▶ [Written instruction] All of the data that follows should be retyped exactly, please, except the pictures.

▶ [Source data]
····················

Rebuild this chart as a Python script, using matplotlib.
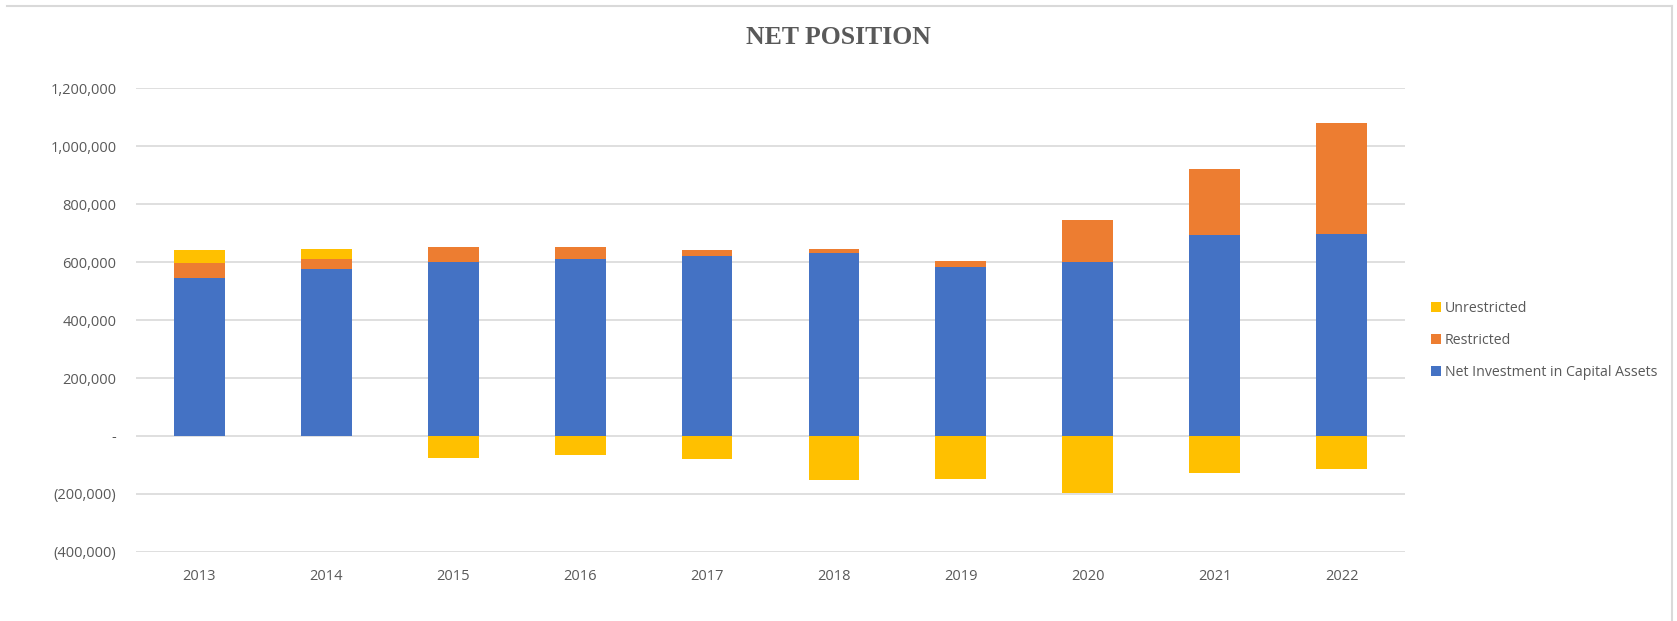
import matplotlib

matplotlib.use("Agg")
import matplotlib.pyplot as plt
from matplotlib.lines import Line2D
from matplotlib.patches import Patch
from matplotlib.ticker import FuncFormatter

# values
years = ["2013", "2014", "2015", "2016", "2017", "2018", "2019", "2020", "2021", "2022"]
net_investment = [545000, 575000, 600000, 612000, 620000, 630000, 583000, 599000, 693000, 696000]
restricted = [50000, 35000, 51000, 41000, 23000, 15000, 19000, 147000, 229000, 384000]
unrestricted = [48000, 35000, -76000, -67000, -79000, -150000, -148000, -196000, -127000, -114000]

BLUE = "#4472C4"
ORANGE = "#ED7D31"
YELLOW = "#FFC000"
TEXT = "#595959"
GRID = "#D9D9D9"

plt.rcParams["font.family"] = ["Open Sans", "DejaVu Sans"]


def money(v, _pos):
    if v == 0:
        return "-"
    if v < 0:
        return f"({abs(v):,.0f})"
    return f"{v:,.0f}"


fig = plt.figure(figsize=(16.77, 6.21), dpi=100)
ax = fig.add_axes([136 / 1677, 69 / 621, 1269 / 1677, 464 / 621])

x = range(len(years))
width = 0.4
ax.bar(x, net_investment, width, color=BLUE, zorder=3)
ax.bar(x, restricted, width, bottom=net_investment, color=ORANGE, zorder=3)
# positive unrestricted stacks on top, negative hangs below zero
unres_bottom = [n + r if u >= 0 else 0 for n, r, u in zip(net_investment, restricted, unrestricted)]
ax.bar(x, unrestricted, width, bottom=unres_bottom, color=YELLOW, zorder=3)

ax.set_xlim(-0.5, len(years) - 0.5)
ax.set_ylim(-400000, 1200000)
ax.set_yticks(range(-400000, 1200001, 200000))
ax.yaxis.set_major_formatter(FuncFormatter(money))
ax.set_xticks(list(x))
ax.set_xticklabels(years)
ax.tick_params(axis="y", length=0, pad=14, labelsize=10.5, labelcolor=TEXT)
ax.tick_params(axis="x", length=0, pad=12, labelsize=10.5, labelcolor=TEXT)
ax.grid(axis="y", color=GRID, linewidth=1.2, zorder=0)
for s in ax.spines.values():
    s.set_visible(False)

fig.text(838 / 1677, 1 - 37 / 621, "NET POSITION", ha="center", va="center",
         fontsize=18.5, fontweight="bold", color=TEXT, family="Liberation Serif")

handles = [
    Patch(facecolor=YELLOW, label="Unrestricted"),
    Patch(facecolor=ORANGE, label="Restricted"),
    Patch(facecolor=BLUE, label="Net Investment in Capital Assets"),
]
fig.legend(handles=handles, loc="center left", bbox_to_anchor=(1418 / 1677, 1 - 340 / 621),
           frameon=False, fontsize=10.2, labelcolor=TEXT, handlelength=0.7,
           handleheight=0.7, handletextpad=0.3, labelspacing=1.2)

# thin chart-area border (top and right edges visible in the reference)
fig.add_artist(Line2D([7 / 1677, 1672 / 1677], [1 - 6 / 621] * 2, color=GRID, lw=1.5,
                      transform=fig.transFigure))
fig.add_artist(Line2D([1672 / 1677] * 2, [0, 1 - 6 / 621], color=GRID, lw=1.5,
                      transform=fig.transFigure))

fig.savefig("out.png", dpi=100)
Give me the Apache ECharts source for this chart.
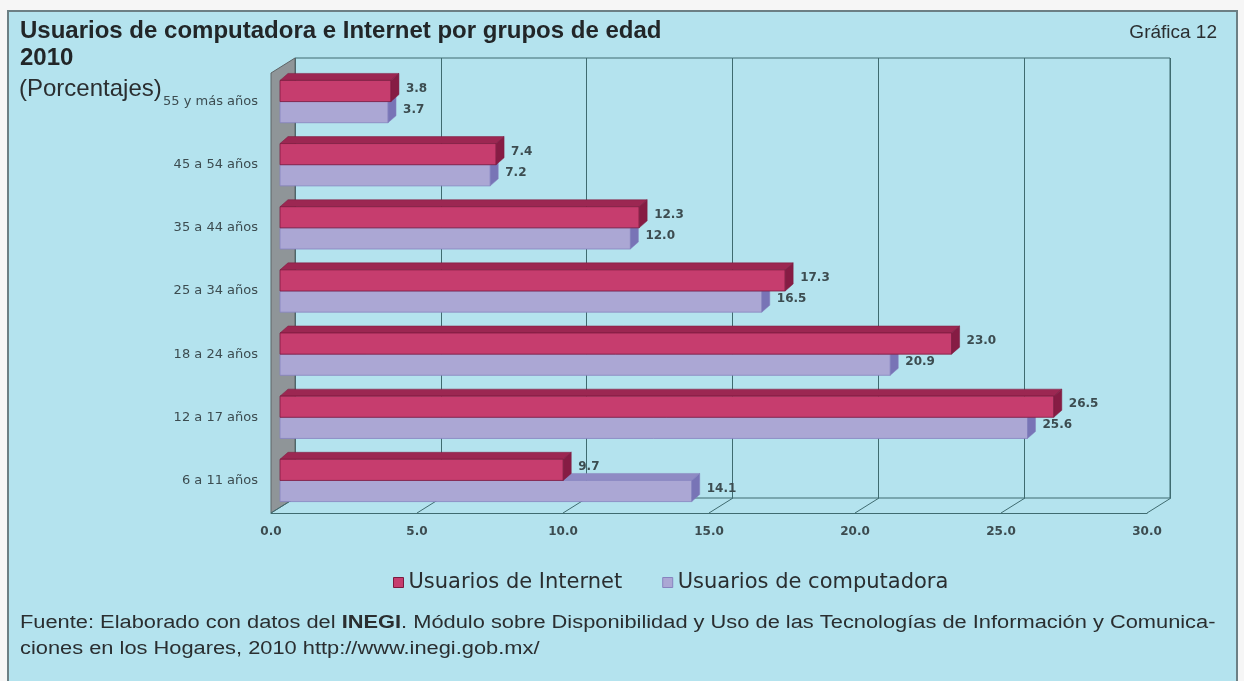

····················

▶ [Response to this exercise]
Rebuild this chart as a Python script, using matplotlib.
import matplotlib

matplotlib.use("Agg")
import matplotlib.pyplot as plt
from matplotlib.lines import Line2D
from matplotlib.patches import Patch
from matplotlib.ticker import FuncFormatter

# values
years = ["2013", "2014", "2015", "2016", "2017", "2018", "2019", "2020", "2021", "2022"]
net_investment = [545000, 575000, 600000, 612000, 620000, 630000, 583000, 599000, 693000, 696000]
restricted = [50000, 35000, 51000, 41000, 23000, 15000, 19000, 147000, 229000, 384000]
unrestricted = [48000, 35000, -76000, -67000, -79000, -150000, -148000, -196000, -127000, -114000]

BLUE = "#4472C4"
ORANGE = "#ED7D31"
YELLOW = "#FFC000"
TEXT = "#595959"
GRID = "#D9D9D9"

plt.rcParams["font.family"] = ["Open Sans", "DejaVu Sans"]


def money(v, _pos):
    if v == 0:
        return "-"
    if v < 0:
        return f"({abs(v):,.0f})"
    return f"{v:,.0f}"


fig = plt.figure(figsize=(16.77, 6.21), dpi=100)
ax = fig.add_axes([136 / 1677, 69 / 621, 1269 / 1677, 464 / 621])

x = range(len(years))
width = 0.4
ax.bar(x, net_investment, width, color=BLUE, zorder=3)
ax.bar(x, restricted, width, bottom=net_investment, color=ORANGE, zorder=3)
# positive unrestricted stacks on top, negative hangs below zero
unres_bottom = [n + r if u >= 0 else 0 for n, r, u in zip(net_investment, restricted, unrestricted)]
ax.bar(x, unrestricted, width, bottom=unres_bottom, color=YELLOW, zorder=3)

ax.set_xlim(-0.5, len(years) - 0.5)
ax.set_ylim(-400000, 1200000)
ax.set_yticks(range(-400000, 1200001, 200000))
ax.yaxis.set_major_formatter(FuncFormatter(money))
ax.set_xticks(list(x))
ax.set_xticklabels(years)
ax.tick_params(axis="y", length=0, pad=14, labelsize=10.5, labelcolor=TEXT)
ax.tick_params(axis="x", length=0, pad=12, labelsize=10.5, labelcolor=TEXT)
ax.grid(axis="y", color=GRID, linewidth=1.2, zorder=0)
for s in ax.spines.values():
    s.set_visible(False)

fig.text(838 / 1677, 1 - 37 / 621, "NET POSITION", ha="center", va="center",
         fontsize=18.5, fontweight="bold", color=TEXT, family="Liberation Serif")

handles = [
    Patch(facecolor=YELLOW, label="Unrestricted"),
    Patch(facecolor=ORANGE, label="Restricted"),
    Patch(facecolor=BLUE, label="Net Investment in Capital Assets"),
]
fig.legend(handles=handles, loc="center left", bbox_to_anchor=(1418 / 1677, 1 - 340 / 621),
           frameon=False, fontsize=10.2, labelcolor=TEXT, handlelength=0.7,
           handleheight=0.7, handletextpad=0.3, labelspacing=1.2)

# thin chart-area border (top and right edges visible in the reference)
fig.add_artist(Line2D([7 / 1677, 1672 / 1677], [1 - 6 / 621] * 2, color=GRID, lw=1.5,
                      transform=fig.transFigure))
fig.add_artist(Line2D([1672 / 1677] * 2, [0, 1 - 6 / 621], color=GRID, lw=1.5,
                      transform=fig.transFigure))

fig.savefig("out.png", dpi=100)
Give me the Apache ECharts source for this chart.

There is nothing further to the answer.